Sur le long terme, d’autres éléments externes aux filières pourraient avoir des effets positifs. « Ce que révèle cette pandémie, c’est qu’il existe des biens et des services qui doivent être placés en dehors des lois du marché. Déléguer notre alimentation/… / est une folie. Nous devons en reprendre le contrôle… », a déclaré le président Emmanuel Macron lors d’une intervention télévisée. En révélant une certaine fragilité de nos systèmes économiques vis-à-vis des changements planétaires à venir, ce virus Sars-Cov2 donne l’occasion de remettre en cause globalement la politique agricole et agroalimentaire. Les Français y sont favorables. Selon un sondage Odoxa-Comfluence réalisé en avril, 93 % souhaitent la garantie de l’autonomie agricole de la France.

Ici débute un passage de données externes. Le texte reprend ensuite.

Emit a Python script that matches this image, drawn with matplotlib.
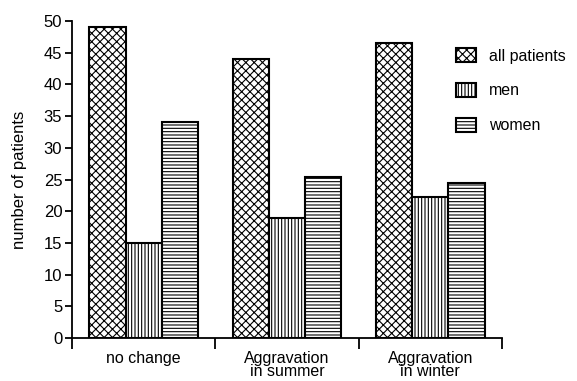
import numpy as np
import matplotlib.pyplot as plt

plt.rcParams['font.family'] = ['Liberation Sans', 'DejaVu Sans']
plt.rcParams['hatch.linewidth'] = 0.8

categories = ['no change', 'Aggravation\nin summer', 'Aggravation\nin winter']
all_patients = [49, 44, 46.5]
men = [15, 19, 22.3]
women = [34, 25.4, 24.5]

fig = plt.figure(figsize=(5.77, 3.81), dpi=100)
ax = fig.add_axes([72 / 577, 1 - 338 / 381, 430 / 577, 317 / 381])

x = np.arange(len(categories)) + 0.5
w = 0.252
bar_kw = dict(width=w, color='white', edgecolor='black', linewidth=1.5)
ax.bar(x - w, all_patients, hatch='xxxx', label='all patients', **bar_kw)
ax.bar(x, men, hatch='|||||', label='men', **bar_kw)
ax.bar(x + w, women, hatch='-----', label='women', **bar_kw)

ax.set_xlim(0, 3)
ax.set_ylim(0, 50)
ax.set_yticks(range(0, 51, 5))
ax.set_xticks([0, 1, 2, 3])
ax.set_xticklabels([])
ax.set_xticks(x, minor=True)
ax.set_xticklabels(categories, minor=True, fontsize=11.5, linespacing=0.9)
ax.tick_params(axis='x', which='minor', length=0, pad=9)
ax.tick_params(axis='x', which='major', length=8, width=1.3, direction='out')
ax.tick_params(axis='y', length=5, width=1.3, labelsize=12, pad=2)

for s in ['top', 'right']:
    ax.spines[s].set_visible(False)
for s in ['left', 'bottom']:
    ax.spines[s].set_linewidth(1.3)

ax.set_ylabel('number of patients', fontsize=12)
ax.yaxis.set_label_coords(-0.105, 0.5)

ax.legend(loc='upper left', bbox_to_anchor=(456 / 577, 1 - 48 / 381),
          bbox_transform=fig.transFigure, frameon=False, borderaxespad=0,
          borderpad=0, handlelength=1.25, handleheight=1.0, handletextpad=0.8,
          labelspacing=1.2, fontsize=11.5)

plt.savefig('out.png', dpi=100)
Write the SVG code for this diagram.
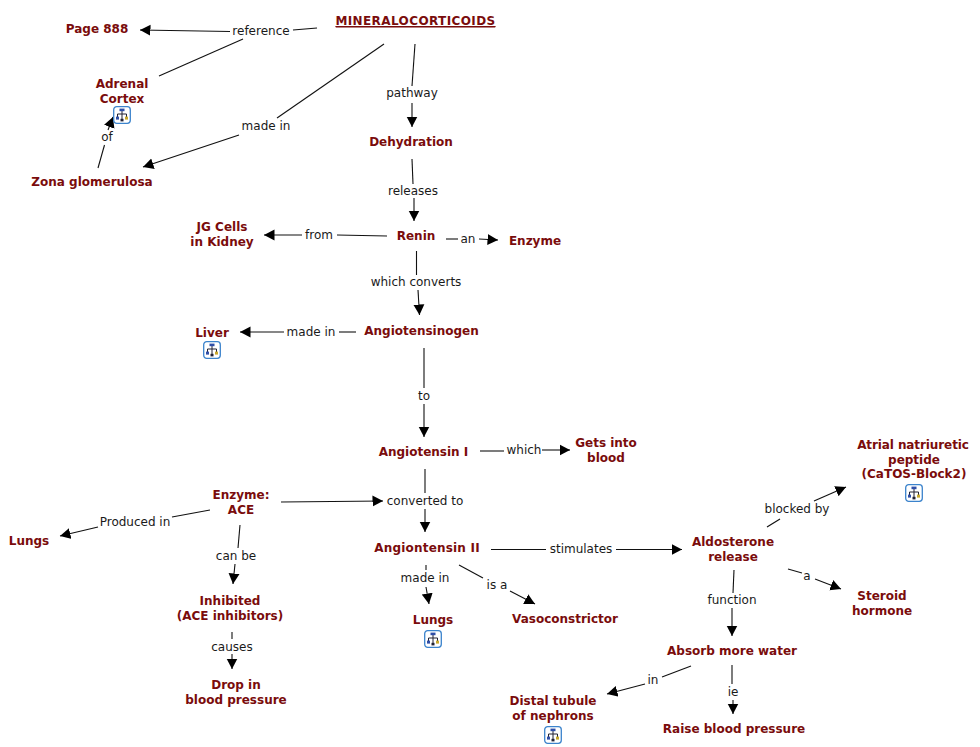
<svg xmlns="http://www.w3.org/2000/svg" width="980" height="747" viewBox="0 0 980 747">
<style>
text{font-family:"DejaVu Sans",Verdana,sans-serif;text-anchor:middle}
.n{font-size:12px;font-weight:bold;fill:#7a0c0c}
.l{font-size:12px;fill:#1a1a1a}
.c line{stroke:#111;stroke-width:1.1}
.a{marker-end:url(#arrow)}
</style>
<defs>
<marker id="arrow" markerUnits="userSpaceOnUse" markerWidth="11" markerHeight="12" refX="10.5" refY="6" orient="auto"><path d="M0 0.5L10.5 6L0 11.5Z" fill="#000"/></marker>
<symbol id="icon" viewBox="0 0 18 18"><rect x="0.7" y="0.7" width="16.6" height="16.6" rx="3" fill="#fff" stroke="#3b83cc" stroke-width="1.3"/><path d="M9 5V8M4.5 11V8H13.5V11M9 8V13" fill="none" stroke="#223" stroke-width="1"/><rect x="6.5" y="2.6" width="5" height="2.6" fill="#2f4fa8"/><rect x="3" y="10.6" width="3" height="3" fill="#2f4fa8"/><rect x="7.5" y="12.8" width="3" height="2.6" fill="#223"/><rect x="12" y="10.6" width="3" height="3" fill="#c9a92c"/></symbol>
</defs>
<rect width="980" height="747" fill="#fff"/>
<g id="connectors" class="c">
<line x1="317" y1="28" x2="293" y2="30"/><line x1="230" y1="31.5" x2="140" y2="30" class="a"/><line x1="243" y1="39" x2="159" y2="76"/>
<line x1="384" y1="44" x2="277" y2="118"/><line x1="239" y1="135" x2="143" y2="167" class="a"/>
<line x1="415" y1="44" x2="412" y2="86"/><line x1="412" y1="103" x2="412" y2="127" class="a"/>
<line x1="98" y1="168" x2="104.500" y2="145"/><line x1="108" y1="130" x2="113" y2="117" class="a"/>
<line x1="412" y1="159" x2="413" y2="184"/><line x1="414" y1="198" x2="414" y2="221" class="a"/>
<line x1="387" y1="236" x2="337" y2="235"/><line x1="302" y1="235" x2="264" y2="235" class="a"/>
<line x1="446" y1="239" x2="458" y2="239"/><line x1="479" y1="239" x2="498" y2="240" class="a"/>
<line x1="416.500" y1="251" x2="416.500" y2="275"/><line x1="418" y1="290" x2="419.500" y2="315" class="a"/>
<line x1="356" y1="332" x2="339" y2="332"/><line x1="284" y1="332" x2="240" y2="332" class="a"/>
<line x1="424" y1="348" x2="424" y2="388"/><line x1="424" y1="404" x2="424" y2="437" class="a"/>
<line x1="480" y1="451" x2="504" y2="451"/><line x1="542" y1="450" x2="570" y2="450" class="a"/>
<line x1="281" y1="502" x2="383" y2="501" class="a"/><line x1="425" y1="469" x2="425" y2="493"/><line x1="425" y1="509" x2="425" y2="532" class="a"/>
<line x1="210" y1="510" x2="172" y2="517"/><line x1="98" y1="527" x2="60" y2="536" class="a"/>
<line x1="240" y1="525" x2="238" y2="548"/><line x1="235" y1="564" x2="233" y2="584" class="a"/>
<line x1="232" y1="632" x2="232" y2="639"/><line x1="232" y1="654" x2="232" y2="669" class="a"/>
<line x1="426" y1="565" x2="426" y2="570"/><line x1="426" y1="587" x2="429" y2="604" class="a"/>
<line x1="459" y1="565" x2="483" y2="578"/><line x1="510" y1="591" x2="535" y2="604" class="a"/>
<line x1="491" y1="549.500" x2="546" y2="549.500"/><line x1="616" y1="549.500" x2="682" y2="549.500" class="a"/>
<line x1="767" y1="527" x2="780" y2="519"/><line x1="814" y1="501" x2="846" y2="487" class="a"/>
<line x1="788" y1="569" x2="802" y2="573"/><line x1="815" y1="579" x2="841" y2="589" class="a"/>
<line x1="734" y1="570" x2="733" y2="593"/><line x1="732" y1="608" x2="732" y2="636" class="a"/>
<line x1="691" y1="666" x2="662" y2="677"/><line x1="645" y1="684" x2="607" y2="694" class="a"/>
<line x1="732" y1="665" x2="732" y2="684"/><line x1="733" y1="700" x2="733" y2="714" class="a"/>
</g>
<g id="labels">
<text class="l" x="261" y="35">reference</text><text class="l" x="266" y="130">made in</text><text class="l" x="412" y="97">pathway</text><text class="l" x="107" y="141">of</text>
<text class="l" x="413" y="195">releases</text><text class="l" x="319" y="239">from</text><text class="l" x="468" y="243">an</text><text class="l" x="416" y="286">which converts</text>
<text class="l" x="311" y="336">made in</text><text class="l" x="424" y="400">to</text><text class="l" x="524" y="454">which</text><text class="l" x="425" y="505">converted to</text>
<text class="l" x="135" y="526">Produced in</text><text class="l" x="236" y="560">can be</text><text class="l" x="232" y="651">causes</text><text class="l" x="425" y="582">made in</text>
<text class="l" x="497" y="589">is a</text><text class="l" x="581" y="553">stimulates</text><text class="l" x="797" y="513">blocked by</text><text class="l" x="807" y="580">a</text>
<text class="l" x="732" y="604">function</text><text class="l" x="653" y="684">in</text><text class="l" x="733" y="696">ie</text>
</g>
<g id="n-mineralocorticoids"><line x1="336" y1="27.500" x2="495" y2="27.500" stroke="#c9a0a0" stroke-width="1"/><text class="n" x="415.500" y="25" letter-spacing="0.4" text-decoration="underline">MINERALOCORTICOIDS</text></g>
<g id="n-page888"><text class="n" x="97" y="33">Page 888</text></g>
<g id="n-adrenal"><text class="n" x="122" y="88">Adrenal</text><text class="n" x="122" y="103">Cortex</text><use href="#icon" x="113" y="106" width="18" height="18"/></g>
<g id="n-zona"><text class="n" x="92" y="186">Zona glomerulosa</text></g>
<g id="n-dehydration"><text class="n" x="411" y="146">Dehydration</text></g>
<g id="n-jg"><text class="n" x="222" y="231">JG Cells</text><text class="n" x="222" y="246">in Kidney</text></g>
<g id="n-renin"><text class="n" x="416" y="240">Renin</text></g>
<g id="n-enzyme"><text class="n" x="535" y="245">Enzyme</text></g>
<g id="n-liver"><text class="n" x="212" y="337">Liver</text><use href="#icon" x="203" y="341" width="18" height="18"/></g>
<g id="n-angiotensinogen"><text class="n" x="421.500" y="335">Angiotensinogen</text></g>
<g id="n-ang1"><text class="n" x="423.500" y="456">Angiotensin I</text></g>
<g id="n-blood"><text class="n" x="606" y="447">Gets into</text><text class="n" x="606" y="462">blood</text></g>
<g id="n-ace"><text class="n" x="241" y="499">Enzyme:</text><text class="n" x="241" y="514">ACE</text></g>
<g id="n-lungs1"><text class="n" x="29" y="545">Lungs</text></g>
<g id="n-ang2"><text class="n" x="427" y="552" letter-spacing="0.2">Angiontensin II</text></g>
<g id="n-aldo"><text class="n" x="733" y="546">Aldosterone</text><text class="n" x="733" y="561">release</text></g>
<g id="n-atrial"><text class="n" x="913" y="449" letter-spacing="-0.1">Atrial natriuretic</text><text class="n" x="914" y="464">peptide</text><text class="n" x="914" y="478">(CaTOS-Block2)</text><use href="#icon" x="905" y="484" width="18" height="18"/></g>
<g id="n-steroid"><text class="n" x="882" y="600">Steroid</text><text class="n" x="882" y="615">hormone</text></g>
<g id="n-inhibited"><text class="n" x="230" y="605">Inhibited</text><text class="n" x="230" y="620">(ACE inhibitors)</text></g>
<g id="n-lungs2"><text class="n" x="433" y="624">Lungs</text><use href="#icon" x="424" y="630" width="18" height="18"/></g>
<g id="n-vaso"><text class="n" x="565" y="623">Vasoconstrictor</text></g>
<g id="n-drop"><text class="n" x="236" y="689">Drop in</text><text class="n" x="236" y="704">blood pressure</text></g>
<g id="n-absorb"><text class="n" x="732" y="655">Absorb more water</text></g>
<g id="n-distal"><text class="n" x="553" y="705">Distal tubule</text><text class="n" x="553" y="720">of nephrons</text><use href="#icon" x="544" y="726" width="18" height="18"/></g>
<g id="n-raise"><text class="n" x="734" y="733">Raise blood pressure</text></g>
</svg>
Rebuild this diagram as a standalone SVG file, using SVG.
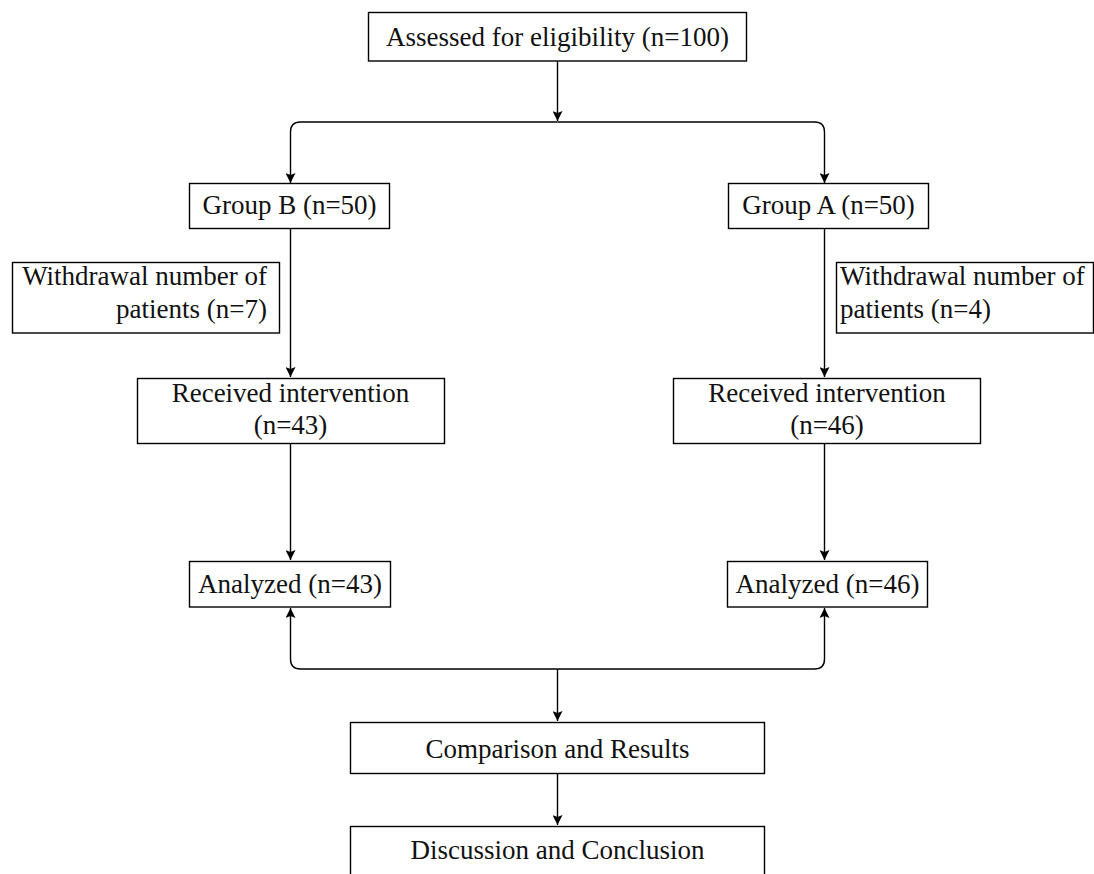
<svg xmlns="http://www.w3.org/2000/svg" width="1094" height="874" viewBox="0 0 1094 874">
<defs>
<style>
.box{fill:#fff;stroke:#000;stroke-width:1.4}
.t{font-family:"Liberation Serif","Times New Roman",serif;font-size:27px;fill:#111}
.c{text-anchor:middle}
.ln{fill:none;stroke:#000;stroke-width:1.4}
</style>
<marker id="ah" viewBox="0 0 10 10" refX="10" refY="5" markerWidth="11" markerHeight="10" markerUnits="userSpaceOnUse" orient="auto">
<path d="M0,0 L10,5 L0,10 L2,5 z" fill="#000"/>
</marker>
</defs>
<rect width="1094" height="874" fill="#fff"/>
<g id="connectors">
<path class="ln" d="M557.5,61 V121" marker-end="url(#ah)"/>
<path class="ln" d="M557.5,122 H300.5 Q290.5,122 290.5,132 V183" marker-end="url(#ah)"/>
<path class="ln" d="M557.5,122 H814.5 Q824.5,122 824.5,132 V183" marker-end="url(#ah)"/>
<path class="ln" d="M290.5,228 V377" marker-end="url(#ah)"/>
<path class="ln" d="M824.5,228 V377" marker-end="url(#ah)"/>
<path class="ln" d="M290.5,443 V560" marker-end="url(#ah)"/>
<path class="ln" d="M824.5,444 V560" marker-end="url(#ah)"/>
<path class="ln" d="M557.5,669 H300.5 Q290.5,669 290.5,659 V608" marker-end="url(#ah)"/>
<path class="ln" d="M557.5,669 H814.5 Q824.5,669 824.5,659 V608" marker-end="url(#ah)"/>
<path class="ln" d="M557.5,669 V721" marker-end="url(#ah)"/>
<path class="ln" d="M557.5,773 V825" marker-end="url(#ah)"/>
</g>
<g id="assessed">
<rect class="box" x="368.5" y="12.5" width="378" height="48.5"/>
<text class="t c" x="557.5" y="46">Assessed for eligibility (n=100)</text>
</g>
<g id="groupB">
<rect class="box" x="189.5" y="183.5" width="200" height="45"/>
<text class="t c" x="289.5" y="214">Group B (n=50)</text>
</g>
<g id="groupA">
<rect class="box" x="728.5" y="183.5" width="200" height="45"/>
<text class="t c" x="828.5" y="214">Group A (n=50)</text>
</g>
<g id="withdrawB">
<rect class="box" x="12.5" y="262.5" width="267" height="70.5"/>
<text class="t" x="267" y="285" text-anchor="end">Withdrawal number of</text>
<text class="t" x="267" y="318" text-anchor="end">patients (n=7)</text>
</g>
<g id="withdrawA">
<rect class="box" x="836.5" y="262.5" width="257" height="70.5"/>
<text class="t" x="840" y="285">Withdrawal number of</text>
<text class="t" x="840" y="318">patients (n=4)</text>
</g>
<g id="receivedB">
<rect class="box" x="137.5" y="378.5" width="307" height="65"/>
<text class="t c" x="290.5" y="402">Received intervention</text>
<text class="t c" x="290.5" y="434">(n=43)</text>
</g>
<g id="receivedA">
<rect class="box" x="673.5" y="378.5" width="307" height="65"/>
<text class="t c" x="827" y="402">Received intervention</text>
<text class="t c" x="827" y="434">(n=46)</text>
</g>
<g id="analyzedB">
<rect class="box" x="189.5" y="561.5" width="201" height="45.5"/>
<text class="t c" x="290" y="593">Analyzed (n=43)</text>
</g>
<g id="analyzedA">
<rect class="box" x="727.5" y="561.5" width="200" height="45.5"/>
<text class="t c" x="827.5" y="593">Analyzed (n=46)</text>
</g>
<g id="comparison">
<rect class="box" x="350.5" y="722.5" width="414" height="51"/>
<text class="t c" x="557.5" y="758">Comparison and Results</text>
</g>
<g id="discussion">
<rect class="box" x="350.5" y="826.5" width="414" height="60"/>
<text class="t c" x="557.5" y="859">Discussion and Conclusion</text>
</g>
</svg>
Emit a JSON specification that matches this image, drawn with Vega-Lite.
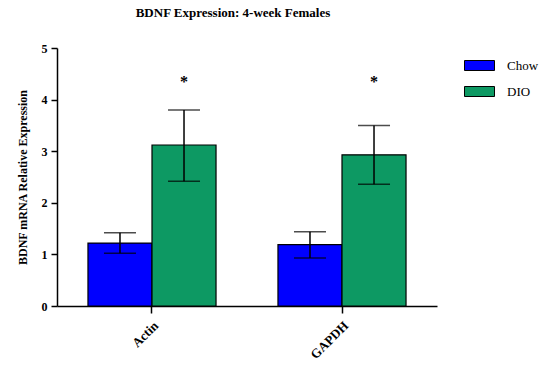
{
  "$schema": "https://vega.github.io/schema/vega-lite/v6.json",
  "width": 380,
  "height": 258,
  "autosize": {"type": "none"},
  "padding": {"left": 57, "top": 48, "right": 111, "bottom": 75},
  "background": "white",
  "title": {
    "text": "BDNF Expression: 4-week Females",
    "font": "Liberation Serif",
    "fontSize": 13,
    "fontWeight": "bold",
    "color": "black",
    "anchor": "middle",
    "offset": 22,
    "dx": -14
  },
  "config": {
    "view": {"stroke": null},
    "font": "Liberation Serif",
    "axis": {
      "labelFont": "Liberation Serif",
      "labelFontWeight": "bold",
      "labelColor": "black",
      "titleFont": "Liberation Serif",
      "titleFontWeight": "bold",
      "titleColor": "black",
      "domainColor": "black",
      "tickColor": "black",
      "domainWidth": 1.5,
      "tickWidth": 1.5,
      "grid": false
    }
  },
  "data": {
    "values": [
      {"gene": "Actin", "group": "Chow", "mean": 1.22, "low": 1.02, "high": 1.42, "star": null},
      {"gene": "Actin", "group": "DIO", "mean": 3.12, "low": 2.42, "high": 3.80, "star": "*"},
      {"gene": "GAPDH", "group": "Chow", "mean": 1.19, "low": 0.93, "high": 1.44, "star": null},
      {"gene": "GAPDH", "group": "DIO", "mean": 2.93, "low": 2.36, "high": 3.50, "star": "*"}
    ]
  },
  "encoding": {
    "x": {
      "field": "gene",
      "type": "nominal",
      "scale": {"paddingInner": 0.326, "paddingOuter": 0.163},
      "axis": {
        "title": null,
        "labelAngle": -45,
        "labelFontSize": 13,
        "tickSize": 7,
        "labelPadding": 6
      }
    },
    "xOffset": {"field": "group", "type": "nominal", "scale": {"paddingInner": 0, "paddingOuter": 0}}
  },
  "layer": [
    {
      "mark": {"type": "bar", "stroke": "black", "strokeWidth": 1.2},
      "encoding": {
        "y": {
          "field": "mean",
          "type": "quantitative",
          "scale": {"domain": [0, 5], "nice": false},
          "axis": {
            "title": "BDNF mRNA Relative Expression",
            "titleFontSize": 12,
            "titlePadding": 12,
            "labelFontSize": 12,
            "values": [0, 1, 2, 3, 4, 5],
            "tickSize": 6,
            "labelPadding": 4
          }
        },
        "color": {
          "field": "group",
          "type": "nominal",
          "scale": {"domain": ["Chow", "DIO"], "range": ["#0000ff", "#0d9963"]},
          "legend": {
            "title": null,
            "orient": "none",
            "legendX": 412,
            "legendY": 7,
            "symbolType": "M-1.5,-0.5L1.5,-0.5L1.5,0.5L-1.5,0.5Z",
            "symbolSize": 400,
            "symbolStrokeColor": "black",
            "symbolStrokeWidth": 1,
            "symbolOpacity": 1,
            "labelFont": "Liberation Serif",
            "labelFontSize": 13,
            "labelColor": "black",
            "labelOffset": 17,
            "rowPadding": 8,
            "padding": 0
          }
        }
      }
    },
    {
      "mark": {"type": "rule", "color": "black", "strokeWidth": 1.5},
      "encoding": {
        "y": {"field": "low", "type": "quantitative"},
        "y2": {"field": "high"}
      }
    },
    {
      "mark": {"type": "tick", "color": "black", "size": 32, "thickness": 1.5, "orient": "horizontal"},
      "encoding": {"y": {"field": "low", "type": "quantitative"}}
    },
    {
      "mark": {"type": "tick", "color": "black", "size": 32, "thickness": 1.5, "orient": "horizontal"},
      "encoding": {"y": {"field": "high", "type": "quantitative"}}
    },
    {
      "transform": [{"filter": "datum.star != null"}],
      "mark": {"type": "text", "fontSize": 16, "fontWeight": "bold", "color": "black", "baseline": "middle", "dy": 4},
      "encoding": {
        "y": {"datum": 4.42, "type": "quantitative"},
        "text": {"field": "star"}
      }
    }
  ]
}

Plusieurs chantiers seraient ainsi à rouvrir : la résilience des systèmes de production, l’autonomie et la souveraineté alimentaires, la compétitivité française, la préférence communautaire, la régulation des marchés agricoles internationaux, la place de l’alimentation dans les accords de libre-échange, la mondialisation des échanges…

Les achats alimentaires vus par le Credoc

Pascale Hebel, directrice du pôle consommation et entreprises au Centre de recherche pour l’étude et l’observation des conditions de vie (Credoc), a particulièrement observé les comportements des consommateurs pendant la crise du Covid-19 :

-Des achats de panique orientés sur des produits faciles à stocker (surgelés, conserves) ;
-La priorité aux produits basiques et essentiels pour la cuisine du quotidien ;
-La baisse des produits sous signes de qualité, jugés moins essentiels (« la nécessité avant le plaisir ») ;
-L’effondrement des hypermarchés remplacés par les supermarchés de proximité ;
-L’explosion des circuits courts qui s’adaptent au confinement (drive, livraison) ;
-Des consommateurs fragmentés : une partie attend plus de produits locaux (sains et meilleurs pour la planète) malgré des prix plus élevés, tandis que pour d’autres ce n’est pas une priorité (ou faute de moyens) ;
-Les consommateurs veulent des produits « plus », avec un bénéfice (santé, nutrition, environnement, bien-être animal…) ;
-Le local pourrait supplanter le bio en 2020, en conciliant mieux bénéfices et prix.